I swore, with the way the funding swung up and down like a Coney Island roller coaster, I figured I was going to be wearing an orange jumpsuit stamped “LEAVENWORTH”. After all is said and done however, I think I may end up in the county insane asylum instead. But hey, at least the fate of the free world is now secure for one more day. . . [sub]damn Commie pinko bastards[/sub].
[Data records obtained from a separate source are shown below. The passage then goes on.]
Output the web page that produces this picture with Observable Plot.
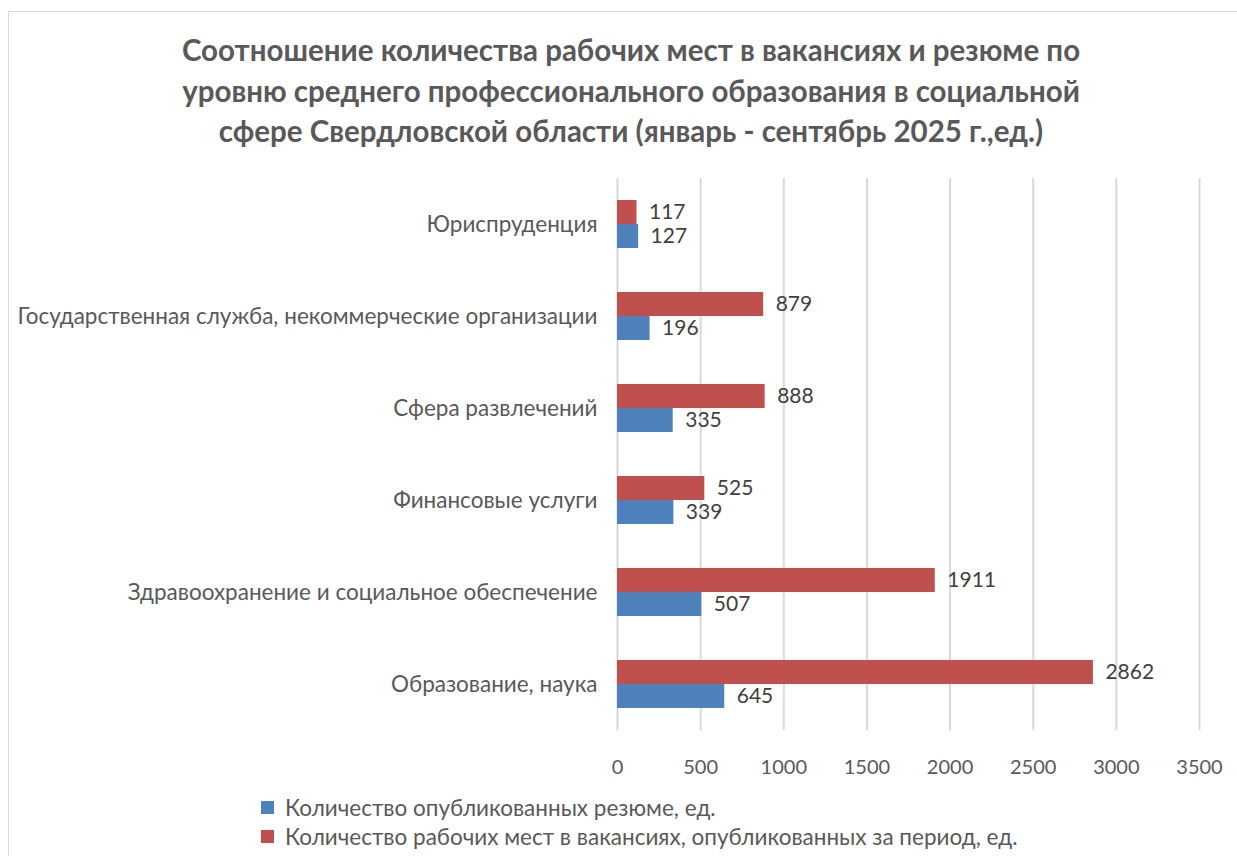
<!DOCTYPE html>
<html>
<head>
<meta charset="utf-8">
<script src="https://cdn.jsdelivr.net/npm/d3@7"></script>
<script src="https://cdn.jsdelivr.net/npm/@observablehq/plot@0.6"></script>
<style>
  html, body { margin: 0; padding: 0; background: #fff; }
  body { width: 1237px; height: 856px; position: relative; overflow: hidden; font-family: Lato, "Open Sans", sans-serif; }
  #frame { position: absolute; left: 8px; top: 11px; width: 1260px; height: 880px; border: 1.5px solid #d9d9d9; box-sizing: border-box; }
  #title { position: absolute; left: 131px; top: 30px; width: 1000px; text-align: center; font-weight: bold; font-size: 29.5px; line-height: 40.5px; color: #595959; }
  #chart { position: absolute; left: 0; top: 150px; }
  .legend { position: absolute; left: 261px; font-size: 22.5px; color: #595959; display: flex; align-items: center; white-space: nowrap; }
  .legend .sw { width: 13px; height: 13px; margin-right: 11px; }
</style>
</head>
<body>
<div id="frame"></div>
<div id="title">Соотношение количества рабочих мест в вакансиях и резюме по<br>уровню среднего профессионального образования в социальной<br>сфере Свердловской области (январь - сентябрь 2025 г.,ед.)</div>
<div id="chart"></div>
<div id="legend"></div>
<script>
const categories = [
  "Юриспруденция",
  "Государственная служба, некоммерческие организации",
  "Сфера развлечений",
  "Финансовые услуги",
  "Здравоохранение и социальное обеспечение",
  "Образование, наука"
];
const resumes = [127, 196, 335, 339, 507, 645];
const vacancies = [117, 879, 888, 525, 1911, 2862];
const xTicks = [0, 500, 1000, 1500, 2000, 2500, 3000, 3500];
const seriesKeys = ["vac", "res"];
const seriesNames = {
  res: "Количество опубликованных резюме, ед.",
  vac: "Количество рабочих мест в вакансиях, опубликованных за период, ед."
};
const seriesColors = { res: "#4F81BD", vac: "#C0504D" };

const data = [];
categories.forEach((c, i) => {
  data.push({ cat: c, series: "vac", value: vacancies[i] });
  data.push({ cat: c, series: "res", value: resumes[i] });
});

const chart = Plot.plot({
  width: 1237,
  height: 632,
  marginLeft: 617,
  marginRight: 38,
  marginTop: 26,
  marginBottom: 50,
  style: { fontFamily: "Lato, 'Open Sans', sans-serif", fontSize: "19.5px", color: "#595959", background: "transparent" },
  x: { domain: [0, 3500], label: null },
  fy: { domain: categories, padding: 0, label: null },
  y: { domain: seriesKeys, axis: null, paddingInner: 0, paddingOuter: 0.89 },
  color: { domain: ["res", "vac"], range: [seriesColors.res, seriesColors.vac] },
  marks: [
    Plot.ruleX(xTicks, { stroke: "#d9d9d9", strokeWidth: 2 }),
    Plot.barX(data, { x: "value", y: "series", fy: "cat", fill: "series" }),
    Plot.text(data, { x: "value", y: "series", fy: "cat", text: d => String(d.value), dx: 12, textAnchor: "start", fill: "#404040", fontSize: 21 }),
    Plot.axisX({ ticks: xTicks, tickSize: 0, tickPadding: 29, label: null, tickFormat: d => String(d), fill: "#595959", fontSize: 20 }),
    Plot.axisFy({ anchor: "left", tickSize: 0, tickPadding: 20, label: null, fill: "#595959", fontSize: 22.5 })
  ]
});
document.getElementById("chart").appendChild(chart);

const legend = document.getElementById("legend");
[["res", 794], ["vac", 823]].forEach(([k, top]) => {
  const row = document.createElement("div");
  row.className = "legend";
  row.style.top = top + "px";
  const sw = document.createElement("div");
  sw.className = "sw";
  sw.style.background = seriesColors[k];
  const t = document.createElement("span");
  t.textContent = seriesNames[k];
  row.appendChild(sw);
  row.appendChild(t);
  legend.appendChild(row);
});
</script>
</body>
</html>
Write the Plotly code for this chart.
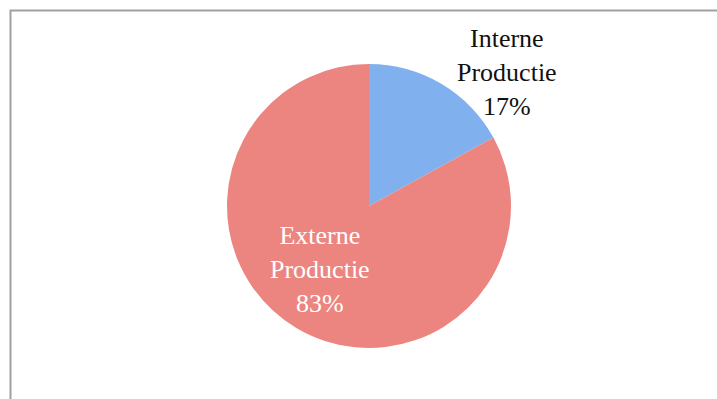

So, now I’m off tomorrow for a week in North Dakota, then a whirlwind trip to New Mexico for another week, and finally a tentative class in airfield lighting at some location and some point in time for a nebulous duration. I love my job. :smiley:

Tripler
With my astute observation/trained eye, I can verify that “culture” can, in instances, refer to “thousands of scantily-clad/half-naked women”.

Yeah, but did anyone SUYT in Sturgis? :smiley: Sounds like a wild three months.

“SUYT”? Got me. . .

Tripler
Oh, a wild three months indeed.

Hey! I wondered where you got to. Good to see you back, buddy. So, how are those South Dakota women?

Show us your t**s

Oh mais oui. I saw lots of “culture” at the “festival” [sub]nudge nudge wink wink[/sub].

Tripler
Oh, and I saw some motorcycles too.

:smiley:

Yeah, cool motorcycles too…

Q.E.D my sister is one of those South Dakota women I will have you know.

Watch your mouth mister! =)

Them’s got some fine lookin’ ladies down there. Lots of “culture” too.

Makes me want to be a biker [sub]anyone got training wheels they can spare?[/sub]. :smiley:

Tripler
I’m gonna put cards in the spokes, so it sounds cool.